* begin Supplied material *

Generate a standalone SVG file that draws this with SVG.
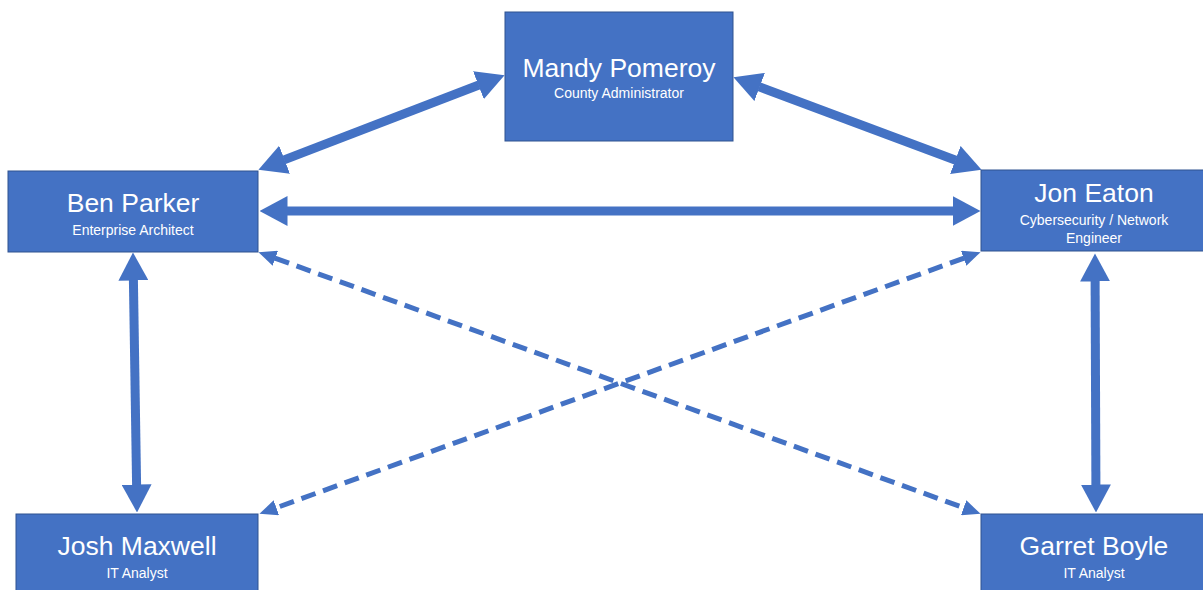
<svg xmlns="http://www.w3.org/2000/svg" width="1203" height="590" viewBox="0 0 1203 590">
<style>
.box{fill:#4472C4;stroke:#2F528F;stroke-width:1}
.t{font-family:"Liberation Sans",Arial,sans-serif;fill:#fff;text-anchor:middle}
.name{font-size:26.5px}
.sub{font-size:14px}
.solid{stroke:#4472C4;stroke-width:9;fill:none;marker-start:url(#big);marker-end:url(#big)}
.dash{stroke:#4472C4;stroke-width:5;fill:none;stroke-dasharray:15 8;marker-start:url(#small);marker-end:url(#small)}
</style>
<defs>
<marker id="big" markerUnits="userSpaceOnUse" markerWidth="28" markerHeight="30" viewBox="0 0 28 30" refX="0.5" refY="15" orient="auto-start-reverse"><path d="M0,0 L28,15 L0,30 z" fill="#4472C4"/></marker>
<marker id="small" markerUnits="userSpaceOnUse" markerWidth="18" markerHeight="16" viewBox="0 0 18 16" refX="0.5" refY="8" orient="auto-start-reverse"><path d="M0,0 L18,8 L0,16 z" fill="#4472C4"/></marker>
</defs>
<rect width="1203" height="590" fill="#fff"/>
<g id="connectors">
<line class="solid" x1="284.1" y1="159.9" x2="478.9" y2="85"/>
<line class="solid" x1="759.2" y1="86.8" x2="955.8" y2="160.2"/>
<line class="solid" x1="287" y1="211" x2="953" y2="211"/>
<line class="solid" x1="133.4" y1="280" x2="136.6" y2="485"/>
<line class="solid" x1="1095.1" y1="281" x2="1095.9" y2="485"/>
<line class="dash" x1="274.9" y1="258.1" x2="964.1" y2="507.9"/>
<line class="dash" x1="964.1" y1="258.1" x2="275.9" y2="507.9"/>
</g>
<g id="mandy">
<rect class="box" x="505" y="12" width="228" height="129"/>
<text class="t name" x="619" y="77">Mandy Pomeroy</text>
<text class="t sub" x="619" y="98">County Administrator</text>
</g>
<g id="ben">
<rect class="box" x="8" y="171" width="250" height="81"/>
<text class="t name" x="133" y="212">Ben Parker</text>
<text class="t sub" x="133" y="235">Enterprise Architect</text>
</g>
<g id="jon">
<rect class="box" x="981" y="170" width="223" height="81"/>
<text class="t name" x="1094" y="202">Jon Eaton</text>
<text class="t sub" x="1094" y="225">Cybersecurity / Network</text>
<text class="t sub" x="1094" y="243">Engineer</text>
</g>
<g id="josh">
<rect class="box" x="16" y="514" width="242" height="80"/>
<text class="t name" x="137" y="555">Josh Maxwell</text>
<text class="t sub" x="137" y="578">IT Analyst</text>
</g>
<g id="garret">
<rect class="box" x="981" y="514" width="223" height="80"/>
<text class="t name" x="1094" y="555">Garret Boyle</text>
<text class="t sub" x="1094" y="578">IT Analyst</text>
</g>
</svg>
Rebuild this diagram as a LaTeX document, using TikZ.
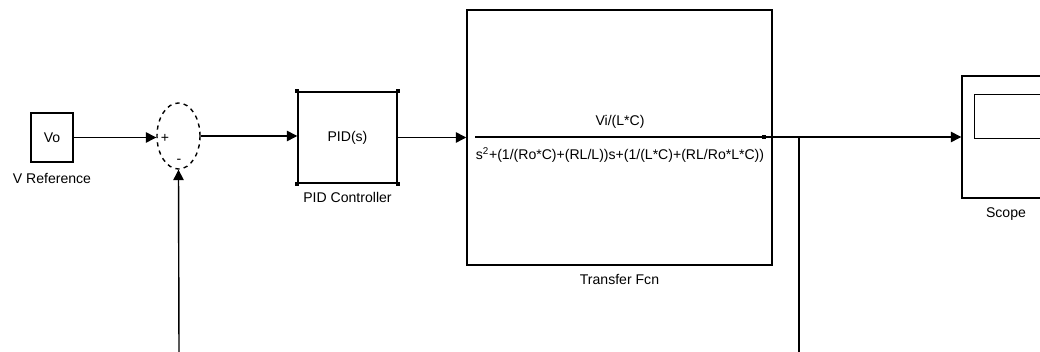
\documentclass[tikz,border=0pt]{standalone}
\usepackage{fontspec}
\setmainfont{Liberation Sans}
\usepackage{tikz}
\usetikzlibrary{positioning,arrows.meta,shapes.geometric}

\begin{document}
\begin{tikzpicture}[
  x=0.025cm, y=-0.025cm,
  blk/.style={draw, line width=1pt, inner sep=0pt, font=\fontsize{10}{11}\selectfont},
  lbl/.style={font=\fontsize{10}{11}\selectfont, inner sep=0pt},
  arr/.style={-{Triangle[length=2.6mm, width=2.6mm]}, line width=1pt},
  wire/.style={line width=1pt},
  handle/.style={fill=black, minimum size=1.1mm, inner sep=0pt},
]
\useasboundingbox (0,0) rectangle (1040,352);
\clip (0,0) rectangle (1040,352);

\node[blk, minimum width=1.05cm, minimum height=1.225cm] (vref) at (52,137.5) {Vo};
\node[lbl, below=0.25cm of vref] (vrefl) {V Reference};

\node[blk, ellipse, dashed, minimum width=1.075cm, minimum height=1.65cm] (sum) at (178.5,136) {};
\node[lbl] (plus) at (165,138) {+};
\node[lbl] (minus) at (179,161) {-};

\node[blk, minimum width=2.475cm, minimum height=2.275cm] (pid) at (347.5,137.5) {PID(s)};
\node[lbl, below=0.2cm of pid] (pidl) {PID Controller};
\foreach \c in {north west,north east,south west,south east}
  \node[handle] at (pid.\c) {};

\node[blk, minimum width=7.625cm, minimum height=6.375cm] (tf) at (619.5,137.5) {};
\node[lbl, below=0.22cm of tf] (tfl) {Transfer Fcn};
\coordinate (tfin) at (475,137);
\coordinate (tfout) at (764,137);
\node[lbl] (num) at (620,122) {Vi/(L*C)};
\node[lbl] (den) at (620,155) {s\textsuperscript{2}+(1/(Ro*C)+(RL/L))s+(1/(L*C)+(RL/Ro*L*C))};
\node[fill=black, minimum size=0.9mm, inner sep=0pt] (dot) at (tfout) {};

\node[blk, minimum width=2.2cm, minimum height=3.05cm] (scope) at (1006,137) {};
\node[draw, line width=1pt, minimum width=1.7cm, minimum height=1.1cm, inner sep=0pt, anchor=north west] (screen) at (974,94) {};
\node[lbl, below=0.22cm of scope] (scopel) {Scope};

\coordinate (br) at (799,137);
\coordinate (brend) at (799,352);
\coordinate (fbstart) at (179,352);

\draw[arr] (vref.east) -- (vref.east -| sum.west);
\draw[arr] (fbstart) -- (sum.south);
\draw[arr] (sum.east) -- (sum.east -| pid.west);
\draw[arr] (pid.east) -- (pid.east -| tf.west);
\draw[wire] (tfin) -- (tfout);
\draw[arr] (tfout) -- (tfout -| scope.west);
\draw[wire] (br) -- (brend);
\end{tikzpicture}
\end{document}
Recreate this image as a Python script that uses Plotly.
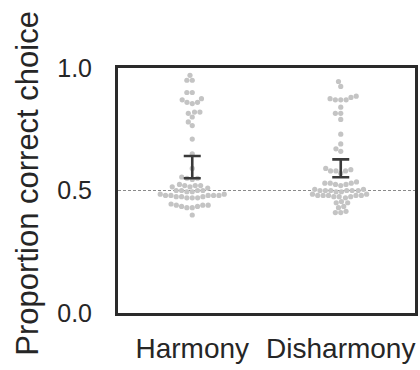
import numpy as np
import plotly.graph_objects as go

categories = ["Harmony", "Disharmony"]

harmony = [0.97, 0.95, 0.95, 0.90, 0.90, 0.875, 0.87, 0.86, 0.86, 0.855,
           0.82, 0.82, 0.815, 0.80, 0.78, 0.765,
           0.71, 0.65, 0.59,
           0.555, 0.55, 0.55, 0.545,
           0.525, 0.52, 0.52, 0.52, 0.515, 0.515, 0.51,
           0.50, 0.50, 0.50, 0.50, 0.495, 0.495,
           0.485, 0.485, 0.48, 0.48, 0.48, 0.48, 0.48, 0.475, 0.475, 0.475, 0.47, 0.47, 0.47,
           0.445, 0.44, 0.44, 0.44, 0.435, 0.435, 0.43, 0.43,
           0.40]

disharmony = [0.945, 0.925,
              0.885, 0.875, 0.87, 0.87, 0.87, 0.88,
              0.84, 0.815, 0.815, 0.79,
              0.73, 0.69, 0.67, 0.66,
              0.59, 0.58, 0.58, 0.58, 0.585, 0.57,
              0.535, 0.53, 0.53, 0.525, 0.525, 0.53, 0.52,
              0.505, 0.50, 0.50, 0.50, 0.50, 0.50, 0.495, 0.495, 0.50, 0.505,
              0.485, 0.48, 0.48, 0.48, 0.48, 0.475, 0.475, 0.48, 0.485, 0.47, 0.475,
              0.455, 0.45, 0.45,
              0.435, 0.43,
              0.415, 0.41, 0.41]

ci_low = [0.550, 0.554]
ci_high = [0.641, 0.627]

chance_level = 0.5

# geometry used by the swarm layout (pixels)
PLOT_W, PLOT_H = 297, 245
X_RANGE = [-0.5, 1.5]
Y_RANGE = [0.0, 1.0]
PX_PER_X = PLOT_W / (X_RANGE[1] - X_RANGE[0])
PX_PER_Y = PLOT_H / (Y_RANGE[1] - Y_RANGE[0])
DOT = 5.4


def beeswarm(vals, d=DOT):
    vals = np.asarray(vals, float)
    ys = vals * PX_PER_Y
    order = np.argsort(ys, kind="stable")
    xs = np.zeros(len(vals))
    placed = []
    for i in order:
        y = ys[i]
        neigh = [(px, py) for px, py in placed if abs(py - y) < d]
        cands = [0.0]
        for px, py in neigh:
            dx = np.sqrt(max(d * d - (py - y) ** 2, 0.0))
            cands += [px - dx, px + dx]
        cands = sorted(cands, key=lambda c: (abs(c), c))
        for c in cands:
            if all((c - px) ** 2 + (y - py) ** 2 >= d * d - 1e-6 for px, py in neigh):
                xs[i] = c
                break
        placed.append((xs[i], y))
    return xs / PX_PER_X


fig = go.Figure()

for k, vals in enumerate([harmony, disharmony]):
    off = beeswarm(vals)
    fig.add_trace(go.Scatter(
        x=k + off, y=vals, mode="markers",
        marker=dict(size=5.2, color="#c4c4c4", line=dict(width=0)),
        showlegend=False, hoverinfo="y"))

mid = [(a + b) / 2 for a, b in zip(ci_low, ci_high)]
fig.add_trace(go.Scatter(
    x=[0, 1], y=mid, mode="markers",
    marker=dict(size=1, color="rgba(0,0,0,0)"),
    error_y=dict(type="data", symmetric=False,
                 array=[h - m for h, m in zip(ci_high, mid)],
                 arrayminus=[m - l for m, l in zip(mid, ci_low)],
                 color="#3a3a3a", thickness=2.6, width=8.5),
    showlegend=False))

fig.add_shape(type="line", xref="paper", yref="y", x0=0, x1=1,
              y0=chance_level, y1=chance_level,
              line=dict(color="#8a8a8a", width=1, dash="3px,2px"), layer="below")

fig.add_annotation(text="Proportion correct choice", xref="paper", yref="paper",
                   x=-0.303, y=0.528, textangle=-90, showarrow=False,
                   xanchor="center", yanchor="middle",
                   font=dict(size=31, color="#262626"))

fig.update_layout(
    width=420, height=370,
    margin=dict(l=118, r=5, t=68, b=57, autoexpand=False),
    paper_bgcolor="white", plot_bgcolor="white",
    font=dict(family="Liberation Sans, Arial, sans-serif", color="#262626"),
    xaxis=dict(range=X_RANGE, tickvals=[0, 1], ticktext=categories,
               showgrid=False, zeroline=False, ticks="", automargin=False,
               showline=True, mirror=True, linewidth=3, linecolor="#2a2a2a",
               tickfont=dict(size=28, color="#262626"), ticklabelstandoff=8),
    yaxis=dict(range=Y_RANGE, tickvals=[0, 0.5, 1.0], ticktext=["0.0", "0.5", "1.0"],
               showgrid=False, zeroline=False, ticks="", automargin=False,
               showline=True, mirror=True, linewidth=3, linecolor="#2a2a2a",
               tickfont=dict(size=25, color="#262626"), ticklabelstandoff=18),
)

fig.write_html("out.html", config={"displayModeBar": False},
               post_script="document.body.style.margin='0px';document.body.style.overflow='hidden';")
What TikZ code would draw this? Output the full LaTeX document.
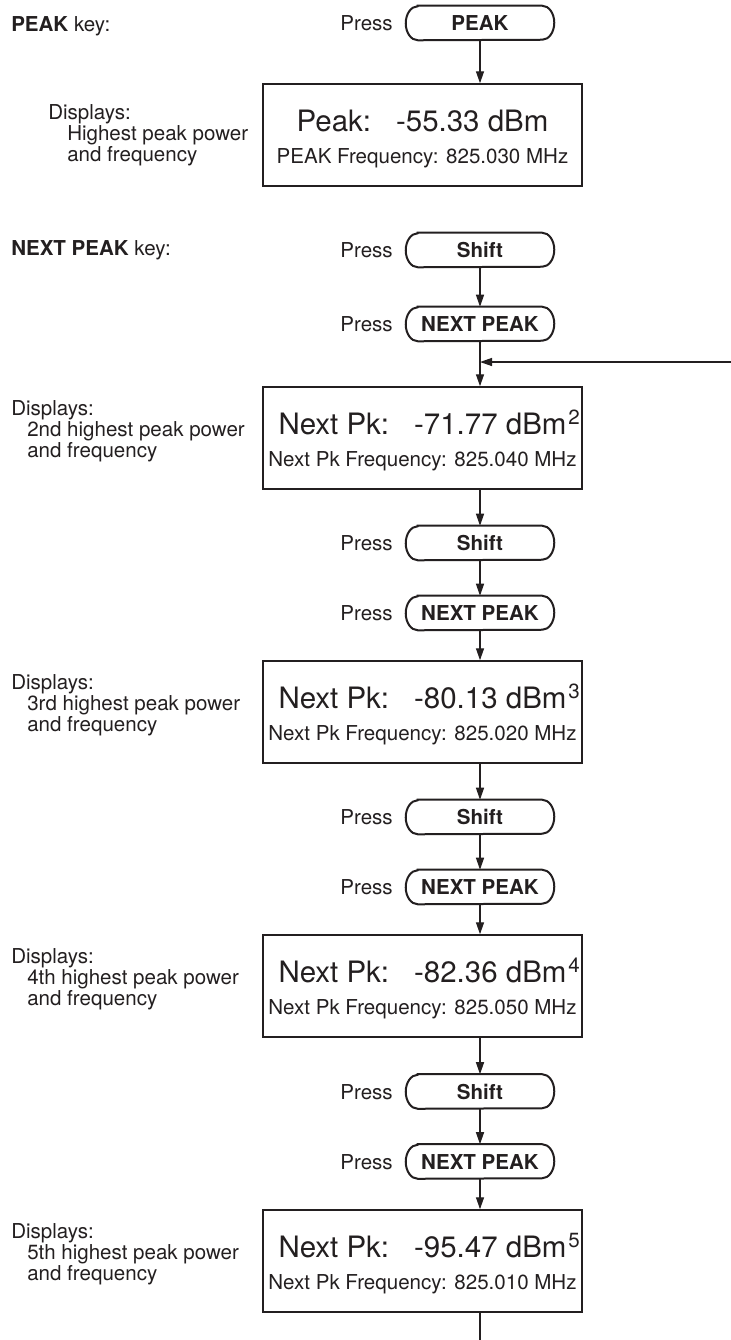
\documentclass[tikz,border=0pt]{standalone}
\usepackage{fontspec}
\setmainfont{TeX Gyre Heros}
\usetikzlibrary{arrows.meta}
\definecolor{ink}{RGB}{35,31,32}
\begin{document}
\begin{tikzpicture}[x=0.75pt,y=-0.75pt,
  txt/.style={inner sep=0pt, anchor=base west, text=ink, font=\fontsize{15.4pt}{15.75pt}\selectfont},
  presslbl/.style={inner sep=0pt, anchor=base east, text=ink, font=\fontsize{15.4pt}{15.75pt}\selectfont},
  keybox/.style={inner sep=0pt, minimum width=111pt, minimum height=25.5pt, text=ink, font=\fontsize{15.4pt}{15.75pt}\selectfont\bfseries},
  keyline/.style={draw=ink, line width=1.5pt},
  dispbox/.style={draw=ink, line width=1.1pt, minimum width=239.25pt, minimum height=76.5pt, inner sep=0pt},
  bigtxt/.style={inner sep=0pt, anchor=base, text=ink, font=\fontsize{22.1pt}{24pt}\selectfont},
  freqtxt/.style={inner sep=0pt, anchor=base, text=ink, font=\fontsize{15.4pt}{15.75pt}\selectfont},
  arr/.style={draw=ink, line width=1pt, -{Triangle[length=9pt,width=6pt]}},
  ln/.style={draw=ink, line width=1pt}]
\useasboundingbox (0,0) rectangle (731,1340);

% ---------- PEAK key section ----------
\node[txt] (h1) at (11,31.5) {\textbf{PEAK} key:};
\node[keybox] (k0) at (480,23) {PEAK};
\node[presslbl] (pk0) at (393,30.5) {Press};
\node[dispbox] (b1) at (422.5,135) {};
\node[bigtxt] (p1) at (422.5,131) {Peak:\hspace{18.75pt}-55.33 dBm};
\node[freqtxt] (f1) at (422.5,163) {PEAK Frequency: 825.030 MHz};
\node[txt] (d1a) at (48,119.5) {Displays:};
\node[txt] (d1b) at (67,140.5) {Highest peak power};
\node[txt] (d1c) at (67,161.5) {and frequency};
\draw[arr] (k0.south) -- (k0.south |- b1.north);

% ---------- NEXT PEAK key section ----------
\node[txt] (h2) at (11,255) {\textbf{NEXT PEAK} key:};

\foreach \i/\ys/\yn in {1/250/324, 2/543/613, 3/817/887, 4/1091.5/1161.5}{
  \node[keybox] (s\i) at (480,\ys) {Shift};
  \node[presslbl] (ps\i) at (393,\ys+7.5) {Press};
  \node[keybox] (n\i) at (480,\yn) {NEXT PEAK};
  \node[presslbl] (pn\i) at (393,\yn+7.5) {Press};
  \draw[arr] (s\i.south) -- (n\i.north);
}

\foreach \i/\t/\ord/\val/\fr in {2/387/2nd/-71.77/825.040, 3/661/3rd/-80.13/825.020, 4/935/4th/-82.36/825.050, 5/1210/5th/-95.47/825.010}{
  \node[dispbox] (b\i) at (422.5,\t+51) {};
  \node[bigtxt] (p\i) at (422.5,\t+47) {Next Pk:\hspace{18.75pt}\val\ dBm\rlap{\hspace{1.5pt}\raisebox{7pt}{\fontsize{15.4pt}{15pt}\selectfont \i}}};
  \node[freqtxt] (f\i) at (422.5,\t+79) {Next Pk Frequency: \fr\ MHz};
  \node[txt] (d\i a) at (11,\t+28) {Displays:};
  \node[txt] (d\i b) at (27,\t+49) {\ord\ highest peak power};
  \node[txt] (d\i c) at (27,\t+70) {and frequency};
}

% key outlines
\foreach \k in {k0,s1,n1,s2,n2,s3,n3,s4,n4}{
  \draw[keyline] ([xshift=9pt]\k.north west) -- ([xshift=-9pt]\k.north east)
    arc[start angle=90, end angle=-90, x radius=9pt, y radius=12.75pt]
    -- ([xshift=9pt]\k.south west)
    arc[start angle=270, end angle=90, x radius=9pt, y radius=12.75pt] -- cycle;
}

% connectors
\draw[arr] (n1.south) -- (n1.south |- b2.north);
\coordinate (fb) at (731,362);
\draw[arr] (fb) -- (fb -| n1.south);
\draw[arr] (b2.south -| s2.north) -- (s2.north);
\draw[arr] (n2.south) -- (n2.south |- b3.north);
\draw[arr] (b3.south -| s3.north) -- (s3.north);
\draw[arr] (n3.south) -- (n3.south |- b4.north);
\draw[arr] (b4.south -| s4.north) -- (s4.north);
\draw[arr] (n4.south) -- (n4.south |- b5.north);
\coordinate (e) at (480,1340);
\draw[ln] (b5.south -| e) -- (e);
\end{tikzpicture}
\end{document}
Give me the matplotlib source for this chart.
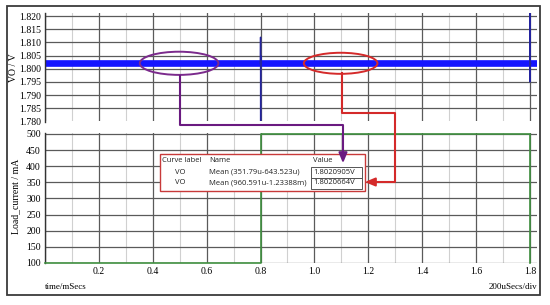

* end Supplied material *

Your task:
Copy out every line holding the string "this".

Exercise answer:
Generate a standalone SVG file that draws this with SVG.
Rebuild this diagram as a LaTeX document, using TikZ.
Recreate this image as a Python script that uses Plotly.
What TikZ code would draw this? Output the full LaTeX document.
Give me the matplotlib source for this chart.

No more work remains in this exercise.